Given exercise: Retype, please, the listing from its opening line through the line that contains "(0,0) rectangle (1592,811);", both included, without the pictures.

[START Material]

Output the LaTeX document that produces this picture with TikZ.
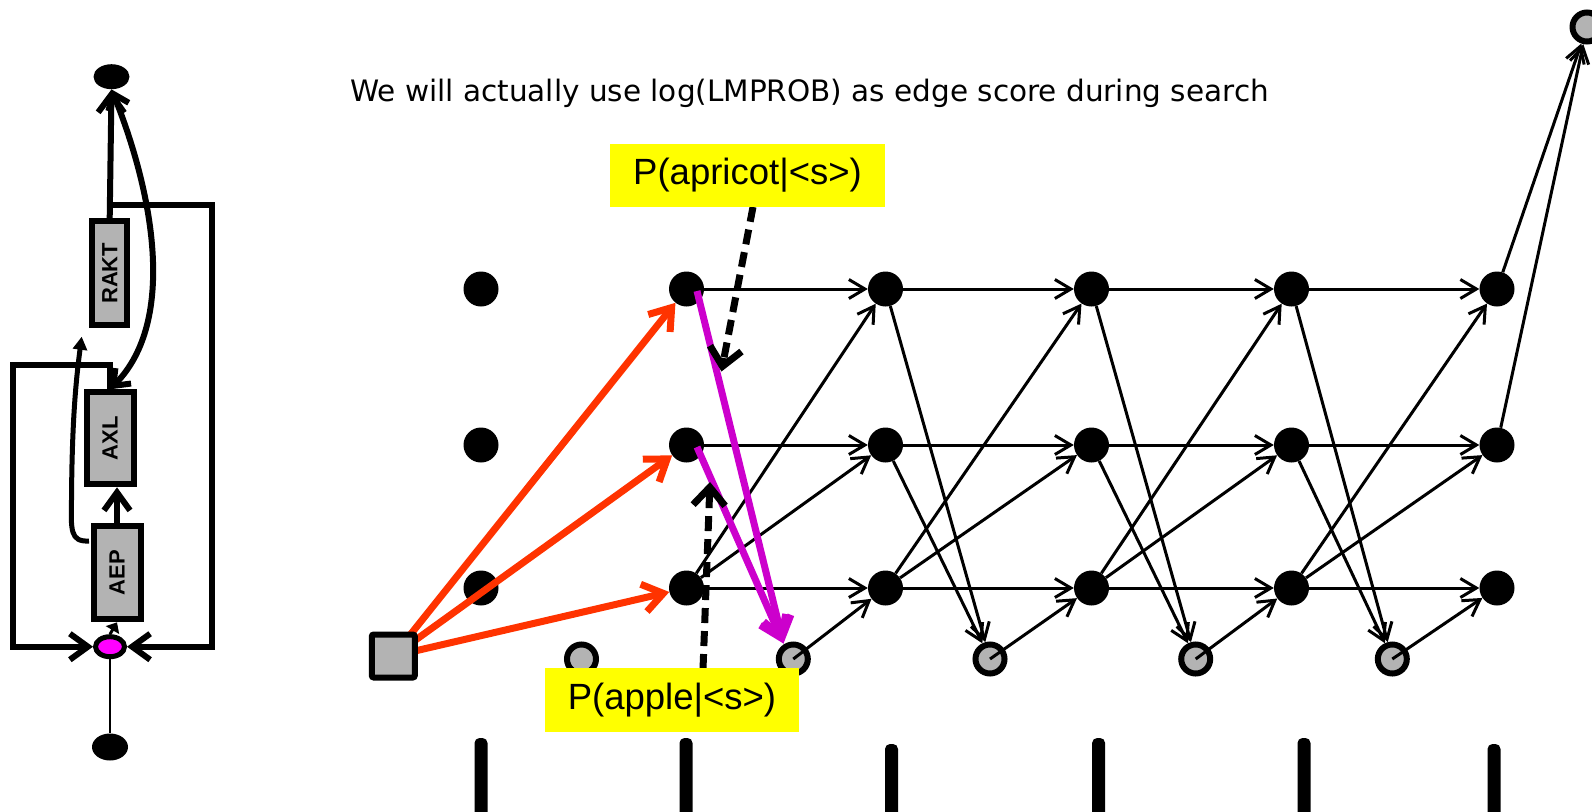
\documentclass[tikz,border=0pt]{standalone}
\usepackage{fontspec}
\setmainfont{Liberation Sans}
\newfontfamily\titlefont{DejaVu Sans}
\usetikzlibrary{arrows.meta,shapes.geometric}
\definecolor{lgray}{HTML}{B3B3B3}
\definecolor{redor}{HTML}{FF3300}
\definecolor{magA}{HTML}{CC00CC}
\definecolor{magN}{HTML}{FF00FF}
\definecolor{ylw}{HTML}{FFFF00}
\begin{document}
\begin{tikzpicture}[x=1pt,y=-1pt,
  bdot/.style={circle,fill=black,inner sep=0pt,minimum size=35pt},
  gdot/.style={circle,fill=lgray,draw=black,line width=6pt,inner sep=0pt,minimum size=29pt},
  edge/.style={line width=3pt,-{Straight Barb[length=16pt,width=19pt]}},
  redarr/.style={redor,line width=7pt,-{Straight Barb[length=20pt,width=28pt]}},
  magarr/.style={magA,line width=7pt,-{Straight Barb[length=20pt,width=28pt]}},
  dashline/.style={line width=7pt,dash pattern=on 15pt off 8pt},
  dashtip/.style={line width=7pt,solid,-{Straight Barb[length=18pt,width=32pt]}},
  phbox/.style={draw=black,fill=lgray,line width=6pt,inner sep=0pt,font=\bfseries\fontsize{22pt}{24pt}\selectfont},
  lthick/.style={line width=6pt},
  openhd/.style={-{Straight Barb[length=18pt,width=26pt]}},
  trihd/.style={-{Triangle[length=13pt,width=14pt]}},
  ylab/.style={fill=ylw,inner sep=0pt,font=\fontsize{36.5pt}{40pt}\selectfont},
  barnode/.style={fill=black,rectangle,rounded corners=5pt,inner sep=0pt,minimum width=13pt,minimum height=90pt},
  sqbox/.style={rectangle,draw=black,fill=lgray,line width=6pt,rounded corners=2pt,inner sep=0pt,minimum size=43pt}
]
\useasboundingbox (0,0) rectangle (1592,811);

% ---------------- left word model ----------------
\node[ellipse,fill=black,minimum width=36pt,minimum height=25pt,inner sep=0pt] (top) at (111.5,76.7) {};
\node[phbox,minimum width=35pt,minimum height=104pt] (rakt) at (109.7,273.3) {\rotatebox{90}{RAKT}};
\node[phbox,minimum width=47pt,minimum height=92pt] (axl) at (110,438.3) {\rotatebox{90}{AXL}};
\node[phbox,minimum width=47pt,minimum height=93pt] (aep) at (117,572.8) {\rotatebox{90}{AEP}};
\node[ellipse,fill=magN,draw=black,line width=5pt,minimum width=29pt,minimum height=20pt,inner sep=0pt] (mag) at (110,646.7) {};
\node[ellipse,fill=black,minimum width=36pt,minimum height=27pt,inner sep=0pt] (bot) at (110,747) {};

\coordinate (j1) at (110.5,205);
\coordinate (rl1) at (211.7,205);
\coordinate (rl2) at (211.7,646.7);
\coordinate (ll0) at (110,365);
\coordinate (ll1) at (13.3,365);
\coordinate (ll2) at (13.3,646.7);
\coordinate (c1) at (89,541);
\coordinate (c1e) at (81.7,336.7);

\draw[lthick,openhd] (rakt.north) -- (top.south);
\draw[lthick,openhd] (j1) -- (rl1) -- (rl2) -- (mag.east);
\draw[lthick,openhd] (axl.north) -- (ll0) -- (ll1) -- (ll2) -- (mag.west);
\draw[lthick,{Straight Barb[length=14pt,width=22pt]}-{Straight Barb[length=14pt,width=22pt]}]
  (axl.north) .. controls (178,320) and (152,190) .. (top.south);
\draw[line width=5pt,trihd] (c1) .. controls (70,542) and (71,530) .. (71.5,500)
  .. controls (72,420) and (76,380) .. (c1e);
\draw[lthick,openhd] (aep.north) -- (aep.north |- axl.south);
\draw[line width=3pt,-{Triangle[length=9pt,width=15pt]}] (mag.north) -- (aep.south);
\draw[line width=2.5pt] (mag.south) -- (bot.north);

% ---------------- title ----------------
\node[anchor=base west,inner sep=0pt,font=\titlefont\fontsize{29.5pt}{34pt}\selectfont] (title) at (350,101)
  {We will actually use log(LMPROB) as edge score during search};

% ---------------- lattice nodes ----------------
\foreach \c/\x in {0/481,1/686.5,2/885.5,3/1091.5,4/1291.5,5/1497}{
  \node[bdot] (n\c1) at (\x,289) {};
  \node[bdot] (n\c2) at (\x,445) {};
  \node[bdot] (n\c3) at (\x,588) {};
}
\foreach \g/\x in {0/581.5,1/793.3,2/990,3/1195.7,4/1392.3}{
  \node[gdot] (g\g) at (\x,659) {};
}
\node[gdot] (T) at (1587,27) {};

% ---------------- lattice edges ----------------
\foreach \a/\b in {1/2,2/3,3/4,4/5}{
  \draw[edge] (n\a1) -- (n\b1);
  \draw[edge] (n\a2) -- (n\b2);
  \draw[edge] (n\a3) -- (n\b3);
  \draw[edge] (n\a3) -- (n\b1);
  \draw[edge] (n\a3) -- (n\b2);
  \draw[edge] (g\a.center) -- (n\b3);
}
\foreach \a in {2,3,4}{
  \draw[edge] (n\a1) -- (g\a);
  \draw[edge] (n\a2) -- (g\a);
}
\draw[edge] (n51) -- (T);
\draw[edge] (n52) -- (T);

% ---------------- start square and red arrows ----------------
\coordinate (sqc) at (393.3,656);
\draw[redarr] (sqc) -- (n11);
\draw[redarr] (sqc) -- (n12);
\draw[redarr] (sqc) -- (n13);
\node[sqbox] (sq) at (sqc) {};

% ---------------- magenta arrows ----------------
\coordinate (m1) at (697,291);
\coordinate (m2) at (697,447);
\coordinate (mt) at (783.5,643.5);
\draw[magarr] (m1) -- (mt);
\draw[magarr] (m2) -- (mt);

% ---------------- dashed pointers ----------------
\coordinate (d1s) at (753,207);
\coordinate (d1h) at (724,358);
\coordinate (d1e) at (721.5,371.5);
\coordinate (d2s) at (703,669);
\coordinate (d2h) at (709.5,495);
\coordinate (d2e) at (710,482);
\draw[dashline] (d1s) -- (d1h);
\draw[dashtip] (d1h) -- (d1e);
\draw[dashline] (d2s) -- (d2h);
\draw[dashtip] (d2h) -- (d2e);

% ---------------- labels ----------------
\node[ylab,minimum width=275pt,minimum height=63pt] (lab1) at (747.5,175.5) {P(apricot|<s>)};
\node[ylab,minimum width=254pt,minimum height=64pt] (lab2) at (672,700) {P(apple|<s>)};

% ---------------- bottom bars ----------------
\node[barnode] (bar1) at (481,783) {};
\node[barnode] (bar2) at (686,783) {};
\node[barnode] (bar3) at (891.5,789) {};
\node[barnode] (bar4) at (1098.6,783) {};
\node[barnode] (bar5) at (1304,783) {};
\node[barnode] (bar6) at (1494,789) {};
\end{tikzpicture}
\end{document}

[END Material]

Solved exercise:
Output the LaTeX document that produces this picture with TikZ.
\documentclass[tikz,border=0pt]{standalone}
\usepackage{fontspec}
\setmainfont{Liberation Sans}
\newfontfamily\titlefont{DejaVu Sans}
\usetikzlibrary{arrows.meta,shapes.geometric}
\definecolor{lgray}{HTML}{B3B3B3}
\definecolor{redor}{HTML}{FF3300}
\definecolor{magA}{HTML}{CC00CC}
\definecolor{magN}{HTML}{FF00FF}
\definecolor{ylw}{HTML}{FFFF00}
\begin{document}
\begin{tikzpicture}[x=1pt,y=-1pt,
  bdot/.style={circle,fill=black,inner sep=0pt,minimum size=35pt},
  gdot/.style={circle,fill=lgray,draw=black,line width=6pt,inner sep=0pt,minimum size=29pt},
  edge/.style={line width=3pt,-{Straight Barb[length=16pt,width=19pt]}},
  redarr/.style={redor,line width=7pt,-{Straight Barb[length=20pt,width=28pt]}},
  magarr/.style={magA,line width=7pt,-{Straight Barb[length=20pt,width=28pt]}},
  dashline/.style={line width=7pt,dash pattern=on 15pt off 8pt},
  dashtip/.style={line width=7pt,solid,-{Straight Barb[length=18pt,width=32pt]}},
  phbox/.style={draw=black,fill=lgray,line width=6pt,inner sep=0pt,font=\bfseries\fontsize{22pt}{24pt}\selectfont},
  lthick/.style={line width=6pt},
  openhd/.style={-{Straight Barb[length=18pt,width=26pt]}},
  trihd/.style={-{Triangle[length=13pt,width=14pt]}},
  ylab/.style={fill=ylw,inner sep=0pt,font=\fontsize{36.5pt}{40pt}\selectfont},
  barnode/.style={fill=black,rectangle,rounded corners=5pt,inner sep=0pt,minimum width=13pt,minimum height=90pt},
  sqbox/.style={rectangle,draw=black,fill=lgray,line width=6pt,rounded corners=2pt,inner sep=0pt,minimum size=43pt}
]
\useasboundingbox (0,0) rectangle (1592,811);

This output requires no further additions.